TRIBUNAL CANADIEN DES DROITS DE LA PERSONNE

AVOCATS INSCRITS AU DOSSIER

DOSSIER DU TRIBUNAL NO : T658/4601

INTITULÉ DE LA CAUSE : Ann Hujdic c. Air Canada

DATE DE LA DÉCISION DU TRIBUNAL : le 1er novembre 2001

ONT COMPARU :

Ann Hujdic en son propre nom

Carla Qualtrough au nom de la Commission canadienne des droits de la personne

Louise-Hélène Sénécal au nom d'Air Canada

1. 1 Dossier T-890-99, 2 novembre 2000.

2. 2 Voir les paragraphes 27 (2) et 27 (3) de la Loi canadienne sur les droits de la personne.

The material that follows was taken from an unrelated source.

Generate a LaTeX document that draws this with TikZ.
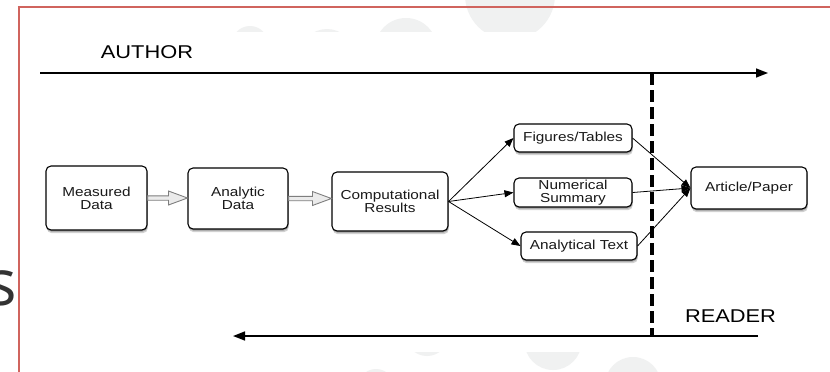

3. 3 Paragraphe 48.2 (2) de la Loi canadienne sur les droits de la personne.

4. 4 2001 CAF 161

5. 5 RJR MacDonald Inc.c. Canada (Procureur général), [1994] 1 R.C.S. 312.

6. 6 Compagnie des chemins de fer nationaux du Canada c. Leger (2000), T-1547-99.

7. 7 Voir, par exemple, la décision rendue par le juge Richard (titre qu'il portait à l'époque) dans l'affaire Bell Canada c. Syndicat canadien des communications, de l'énergie et du papier et autres, [1997] A.C.F. no 207.